### SHORT TASK
Extract all lines containing "page".

### RECORDED INFORMATION
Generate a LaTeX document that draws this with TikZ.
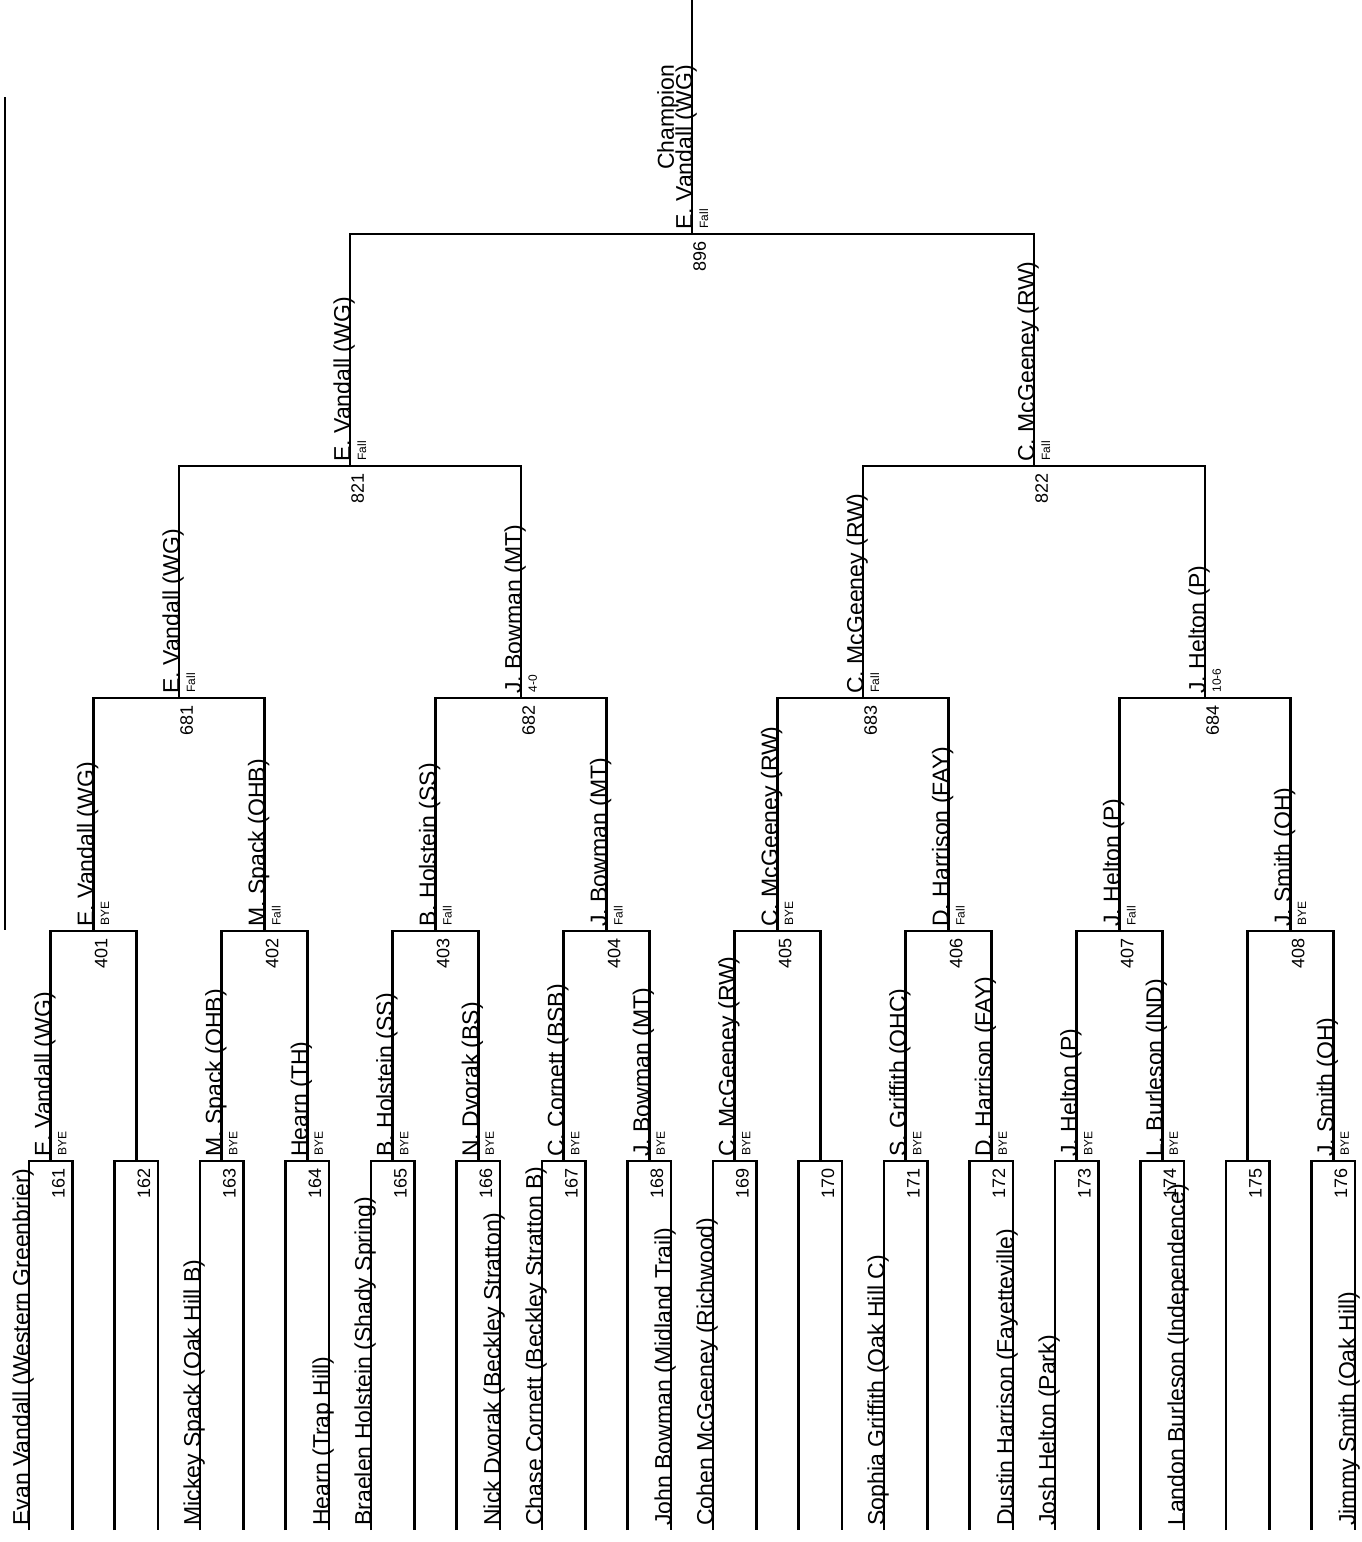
\documentclass[tikz,border=0pt]{standalone}
\usepackage{fontspec}
\setmainfont{Liberation Sans}

\begin{document}
\begin{tikzpicture}[x=0.5pt, y=-0.5pt, line width=1.4pt,
        bracket/.style={draw, line join=miter},
        entrant/.style={rotate=90, anchor=base west, inner xsep=1.5pt, inner ysep=0pt, font=\fontsize{11.5}{13}\selectfont},
        winner/.style={entrant},
        result/.style={rotate=90, anchor=north west, inner xsep=2pt, inner ysep=3pt, font=\fontsize{6}{7}\selectfont},
        matchno/.style={rotate=90, anchor=north east, inner xsep=3pt, inner ysep=0pt, font=\fontsize{9}{10}\selectfont}]
        \useasboundingbox (0,0) rectangle (1361,1542);

        % title underline (text runs off the page)
        \coordinate (t1) at (5,97);
        \coordinate (t2) at (5,930);
        \draw[line width=1pt] (t1) -- (t2);

        % first round lines
        \coordinate (a161) at (29,1530);     \coordinate (b161) at (72.5,1530);
        \coordinate (a162) at (114.5,1530);  \coordinate (b162) at (158,1530);
        \coordinate (a163) at (200,1530);    \coordinate (b163) at (243.5,1530);
        \coordinate (a164) at (285.5,1530);  \coordinate (b164) at (329,1530);
        \coordinate (a165) at (371,1530);    \coordinate (b165) at (414.5,1530);
        \coordinate (a166) at (456.5,1530);  \coordinate (b166) at (500,1530);
        \coordinate (a167) at (542,1530);    \coordinate (b167) at (585.5,1530);
        \coordinate (a168) at (627.5,1530);  \coordinate (b168) at (671,1530);
        \coordinate (a169) at (713,1530);    \coordinate (b169) at (756.5,1530);
        \coordinate (a170) at (798.5,1530);  \coordinate (b170) at (842,1530);
        \coordinate (a171) at (884,1530);    \coordinate (b171) at (927.5,1530);
        \coordinate (a172) at (969.5,1530);  \coordinate (b172) at (1013,1530);
        \coordinate (a173) at (1055,1530);   \coordinate (b173) at (1098.5,1530);
        \coordinate (a174) at (1140.5,1530); \coordinate (b174) at (1184,1530);
        \coordinate (a175) at (1226,1530);   \coordinate (b175) at (1269.5,1530);
        \coordinate (a176) at (1311.5,1530); \coordinate (b176) at (1355,1530);

        % match points
        \coordinate (m161) at (50.75,1161);  \coordinate (m162) at (136.25,1161);
        \coordinate (m163) at (221.75,1161); \coordinate (m164) at (307.25,1161);
        \coordinate (m165) at (392.75,1161); \coordinate (m166) at (478.25,1161);
        \coordinate (m167) at (563.75,1161); \coordinate (m168) at (649.25,1161);
        \coordinate (m169) at (734.75,1161); \coordinate (m170) at (820.25,1161);
        \coordinate (m171) at (905.75,1161); \coordinate (m172) at (991.25,1161);
        \coordinate (m173) at (1076.75,1161);\coordinate (m174) at (1162.25,1161);
        \coordinate (m175) at (1247.75,1161);\coordinate (m176) at (1333.25,1161);

        \coordinate (m401) at (93.5,931);    \coordinate (m402) at (264.5,931);
        \coordinate (m403) at (435.5,931);   \coordinate (m404) at (606.5,931);
        \coordinate (m405) at (777.5,931);   \coordinate (m406) at (948.5,931);
        \coordinate (m407) at (1119.5,931);  \coordinate (m408) at (1290.5,931);

        \coordinate (m681) at (179,698);     \coordinate (m682) at (521,698);
        \coordinate (m683) at (863,698);     \coordinate (m684) at (1205,698);

        \coordinate (m821) at (350,466);     \coordinate (m822) at (1034,466);

        \coordinate (m896) at (692,234);
        \coordinate (top) at (692,0);

        % bracket lines
        \draw[bracket] (a161) |- (m161) -| (b161);
        \draw[bracket] (a162) |- (m162) -| (b162);
        \draw[bracket] (a163) |- (m163) -| (b163);
        \draw[bracket] (a164) |- (m164) -| (b164);
        \draw[bracket] (a165) |- (m165) -| (b165);
        \draw[bracket] (a166) |- (m166) -| (b166);
        \draw[bracket] (a167) |- (m167) -| (b167);
        \draw[bracket] (a168) |- (m168) -| (b168);
        \draw[bracket] (a169) |- (m169) -| (b169);
        \draw[bracket] (a170) |- (m170) -| (b170);
        \draw[bracket] (a171) |- (m171) -| (b171);
        \draw[bracket] (a172) |- (m172) -| (b172);
        \draw[bracket] (a173) |- (m173) -| (b173);
        \draw[bracket] (a174) |- (m174) -| (b174);
        \draw[bracket] (a175) |- (m175) -| (b175);
        \draw[bracket] (a176) |- (m176) -| (b176);

        \draw[bracket] (m161) |- (m401) -| (m162);
        \draw[bracket] (m163) |- (m402) -| (m164);
        \draw[bracket] (m165) |- (m403) -| (m166);
        \draw[bracket] (m167) |- (m404) -| (m168);
        \draw[bracket] (m169) |- (m405) -| (m170);
        \draw[bracket] (m171) |- (m406) -| (m172);
        \draw[bracket] (m173) |- (m407) -| (m174);
        \draw[bracket] (m175) |- (m408) -| (m176);

        \draw[bracket] (m401) |- (m681) -| (m402);
        \draw[bracket] (m403) |- (m682) -| (m404);
        \draw[bracket] (m405) |- (m683) -| (m406);
        \draw[bracket] (m407) |- (m684) -| (m408);

        \draw[bracket] (m681) |- (m821) -| (m682);
        \draw[bracket] (m683) |- (m822) -| (m684);

        \draw[bracket] (m821) |- (m896) -| (m822);
        \draw[bracket] (m896) -- (top);

        % entrants
        \node[entrant] (e161) at (a161) {Evan Vandall (Western Greenbrier)};
        \node[entrant] (e163) at (a163) {Mickey Spack (Oak Hill B)};
        \node[entrant] (e164) at (b164) {Hearn (Trap Hill)};
        \node[entrant] (e165) at (a165) {Braelen Holstein (Shady Spring)};
        \node[entrant] (e166) at (b166) {Nick Dvorak (Beckley Stratton)};
        \node[entrant] (e167) at (a167) {Chase Cornett (Beckley Stratton B)};
        \node[entrant] (e168) at (b168) {John Bowman (Midland Trail)};
        \node[entrant] (e169) at (a169) {Cohen McGeeney (Richwood)};
        \node[entrant] (e171) at (a171) {Sophia Griffith (Oak Hill C)};
        \node[entrant] (e172) at (b172) {Dustin Harrison (Fayetteville)};
        \node[entrant] (e173) at (a173) {Josh Helton (Park)};
        \node[entrant] (e174) at (b174) {Landon Burleson (Independence)};
        \node[entrant] (e176) at (b176) {Jimmy Smith (Oak Hill)};

        % first round
        \node[winner] (w161) at (m161) {E. Vandall (WG)};   \node[result] (r161) at (m161) {BYE}; \node[matchno] (n161) at (m161) {161};
        \node[matchno] (n162) at (m162) {162};
        \node[winner] (w163) at (m163) {M. Spack (OHB)};    \node[result] (r163) at (m163) {BYE}; \node[matchno] (n163) at (m163) {163};
        \node[winner] (w164) at (m164) {Hearn (TH)};        \node[result] (r164) at (m164) {BYE}; \node[matchno] (n164) at (m164) {164};
        \node[winner] (w165) at (m165) {B. Holstein (SS)};  \node[result] (r165) at (m165) {BYE}; \node[matchno] (n165) at (m165) {165};
        \node[winner] (w166) at (m166) {N. Dvorak (BS)};    \node[result] (r166) at (m166) {BYE}; \node[matchno] (n166) at (m166) {166};
        \node[winner] (w167) at (m167) {C. Cornett (BSB)};  \node[result] (r167) at (m167) {BYE}; \node[matchno] (n167) at (m167) {167};
        \node[winner] (w168) at (m168) {J. Bowman (MT)};    \node[result] (r168) at (m168) {BYE}; \node[matchno] (n168) at (m168) {168};
        \node[winner] (w169) at (m169) {C. McGeeney (RW)};  \node[result] (r169) at (m169) {BYE}; \node[matchno] (n169) at (m169) {169};
        \node[matchno] (n170) at (m170) {170};
        \node[winner] (w171) at (m171) {S. Griffith (OHC)}; \node[result] (r171) at (m171) {BYE}; \node[matchno] (n171) at (m171) {171};
        \node[winner] (w172) at (m172) {D. Harrison (FAY)}; \node[result] (r172) at (m172) {BYE}; \node[matchno] (n172) at (m172) {172};
        \node[winner] (w173) at (m173) {J. Helton (P)};     \node[result] (r173) at (m173) {BYE}; \node[matchno] (n173) at (m173) {173};
        \node[winner] (w174) at (m174) {L. Burleson (IND)}; \node[result] (r174) at (m174) {BYE}; \node[matchno] (n174) at (m174) {174};
        \node[matchno] (n175) at (m175) {175};
        \node[winner] (w176) at (m176) {J. Smith (OH)};     \node[result] (r176) at (m176) {BYE}; \node[matchno] (n176) at (m176) {176};

        % second round
        \node[winner] (w401) at (m401) {E. Vandall (WG)};   \node[result] (r401) at (m401) {BYE};  \node[matchno] (n401) at (m401) {401};
        \node[winner] (w402) at (m402) {M. Spack (OHB)};    \node[result] (r402) at (m402) {Fall}; \node[matchno] (n402) at (m402) {402};
        \node[winner] (w403) at (m403) {B. Holstein (SS)};  \node[result] (r403) at (m403) {Fall}; \node[matchno] (n403) at (m403) {403};
        \node[winner] (w404) at (m404) {J. Bowman (MT)};    \node[result] (r404) at (m404) {Fall}; \node[matchno] (n404) at (m404) {404};
        \node[winner] (w405) at (m405) {C. McGeeney (RW)};  \node[result] (r405) at (m405) {BYE};  \node[matchno] (n405) at (m405) {405};
        \node[winner] (w406) at (m406) {D. Harrison (FAY)}; \node[result] (r406) at (m406) {Fall}; \node[matchno] (n406) at (m406) {406};
        \node[winner] (w407) at (m407) {J. Helton (P)};     \node[result] (r407) at (m407) {Fall}; \node[matchno] (n407) at (m407) {407};
        \node[winner] (w408) at (m408) {J. Smith (OH)};     \node[result] (r408) at (m408) {BYE};  \node[matchno] (n408) at (m408) {408};

        % quarter finals
        \node[winner] (w681) at (m681) {E. Vandall (WG)};   \node[result] (r681) at (m681) {Fall}; \node[matchno] (n681) at (m681) {681};
        \node[winner] (w682) at (m682) {J. Bowman (MT)};    \node[result] (r682) at (m682) {4-0};  \node[matchno] (n682) at (m682) {682};
        \node[winner] (w683) at (m683) {C. McGeeney (RW)};  \node[result] (r683) at (m683) {Fall}; \node[matchno] (n683) at (m683) {683};
        \node[winner] (w684) at (m684) {J. Helton (P)};     \node[result] (r684) at (m684) {10-6}; \node[matchno] (n684) at (m684) {684};

        % semi finals
        \node[winner] (w821) at (m821) {E. Vandall (WG)};   \node[result] (r821) at (m821) {Fall}; \node[matchno] (n821) at (m821) {821};
        \node[winner] (w822) at (m822) {C. McGeeney (RW)};  \node[result] (r822) at (m822) {Fall}; \node[matchno] (n822) at (m822) {822};

        % final
        \node[winner] (w896) at (m896) {E. Vandall (WG)};   \node[result] (r896) at (m896) {Fall}; \node[matchno] (n896) at (m896) {896};
        \node[winner, anchor=base east] (champ) at (w896.north east) {Champion};

    \end{tikzpicture}
\end{document}
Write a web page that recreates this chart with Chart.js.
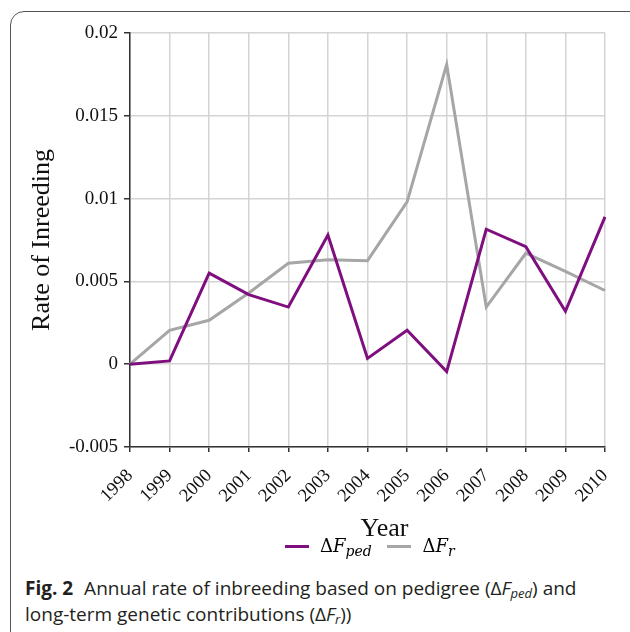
<!DOCTYPE html>
<html>
<head>
<meta charset="utf-8">
<script src="https://cdn.jsdelivr.net/npm/chart.js@4.4.1/dist/chart.umd.min.js"></script>
<style>
  body { margin: 0; background: #fff; width: 630px; height: 632px; overflow: hidden; position: relative; }
  #frame { position: absolute; left: 10px; top: 11px; width: 640px; height: 660px;
           border: 1.5px solid #555; border-radius: 14px; }
  #chart { position: absolute; left: 0; top: 0; }
  #legend { position: absolute; left: 285px; top: 535px; white-space: nowrap;
            font-family: "DejaVu Serif", "Liberation Serif", serif; font-size: 18px; }
  #legend .item { display: inline-block; margin-right: 10px; }
  #legend .swatch { display: inline-block; width: 24px; height: 3px; vertical-align: middle; margin-right: 11px; position: relative; top: -1px; }
  #legend i { font-style: italic; }
  #legend sub { font-size: 14px; font-style: italic; vertical-align: -4px; line-height: 0; }
  #caption { position: absolute; left: 25px; top: 575px; width: 580px;
             font-family: "Open Sans", "Noto Sans", sans-serif; font-size: 19px; line-height: 26px; color: #231f20; }
  #caption b { font-weight: 700; margin-right: 6px; }
  #caption sub { font-size: 13px; font-style: italic; vertical-align: -3px; line-height: 0; }
</style>
</head>
<body>
<div id="frame"></div>
<canvas id="chart" width="630" height="545"></canvas>
<div id="legend">
  <span class="item"><span class="swatch" style="background:#7f0f7e"></span>Δ<i>F</i><sub>ped</sub></span>
  <span class="item"><span class="swatch" style="background:#a6a6a6"></span>Δ<i>F</i><sub>r</sub></span>
</div>
<div id="caption"><b>Fig. 2</b> Annual rate of inbreeding based on pedigree (Δ<i>F</i><sub>ped</sub>) and long-term genetic contributions (Δ<i>F</i><sub>r</sub>))</div>
<script>
const years = ['1998', '1999', '2000', '2001', '2002', '2003', '2004', '2005', '2006', '2007', '2008', '2009', '2010'];
const deltaFped = [0, 0.0002, 0.0055, 0.0042, 0.00345, 0.0078, 0.00035, 0.00205, -0.00045, 0.00815, 0.0071, 0.0032, 0.0089];
const deltaFr = [0, 0.00205, 0.00265, 0.0043, 0.0061, 0.0063, 0.00625, 0.0098, 0.0181, 0.00345, 0.0067, 0.0056, 0.00445];
const yTicks = [-0.005, 0, 0.005, 0.01, 0.015, 0.02];

const serif = '"Liberation Serif", "Times New Roman", serif';

// nudge the x axis title to the right, as in the original figure
const shiftXTitle = {
    id: 'shiftXTitle',
    beforeDraw(chart) {
        const x = chart.scales.x;
        x._origDrawTitle = x._origDrawTitle || x.drawTitle;
        x.drawTitle = function() {
            this.ctx.save();
            this.ctx.translate(17, 0);
            this._origDrawTitle();
            this.ctx.restore();
        };
    }
};

const ctx = document.getElementById('chart').getContext('2d');
const chart = new Chart(ctx, {
    type: 'line',
    data: {
        labels: years,
        datasets: [{
            label: 'ΔFped',
            data: deltaFped,
            borderColor: '#7f0f7e',
            borderWidth: 3,
            pointRadius: 0,
            tension: 0
        }, {
            label: 'ΔFr',
            data: deltaFr,
            borderColor: '#a6a6a6',
            borderWidth: 3,
            pointRadius: 0,
            tension: 0
        }]
    },
    options: {
        responsive: false,
        animation: false,
        devicePixelRatio: 1,
        layout: { padding: { top: 33, right: 25, left: 0, bottom: 0 } },
        plugins: {
            legend: { display: false },
            tooltip: { enabled: false }
        },
        scales: {
            x: {
                offset: false,
                grid: { color: '#d4d4d4', lineWidth: 1.5, tickColor: '#333', tickLength: 5 },
                border: { color: '#333', width: 1.5 },
                ticks: {
                    color: '#111',
                    font: { family: serif, size: 18.5 },
                    maxRotation: 45,
                    minRotation: 45,
                    padding: 13
                },
                title: {
                    display: true,
                    text: 'Year',
                    color: '#111',
                    font: { family: serif, size: 26 },
                    padding: { top: 0, bottom: 0 }
                },
                afterFit: function(scale) {
                    scale.height = 98;
                    scale.paddingRight = 0;
                    scale.paddingLeft = 0;
                }
            },
            y: {
                min: -0.005,
                max: 0.02,
                afterBuildTicks: function(scale) {
                    scale.ticks = yTicks.map(v => ({ value: v }));
                },
                grid: { color: '#d4d4d4', lineWidth: 1.5, tickColor: '#333', tickLength: 6 },
                border: { color: '#333', width: 1.5 },
                ticks: {
                    color: '#111',
                    font: { family: serif, size: 19 },
                    padding: 6,
                    callback: function(v) { return String(+v.toFixed(3)); }
                },
                title: {
                    display: true,
                    text: 'Rate of Inreeding',
                    color: '#111',
                    font: { family: serif, size: 26 },
                    padding: { top: 27, bottom: 0 }
                },
                afterFit: function(scale) { scale.width = 130; }
            }
        }
    },
    plugins: [shiftXTitle]
});
</script>
</body>
</html>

### RESULT FOR THIS TASK
        % title underline (text runs off the page)
Write a web page that recreates this chart with Chart.js.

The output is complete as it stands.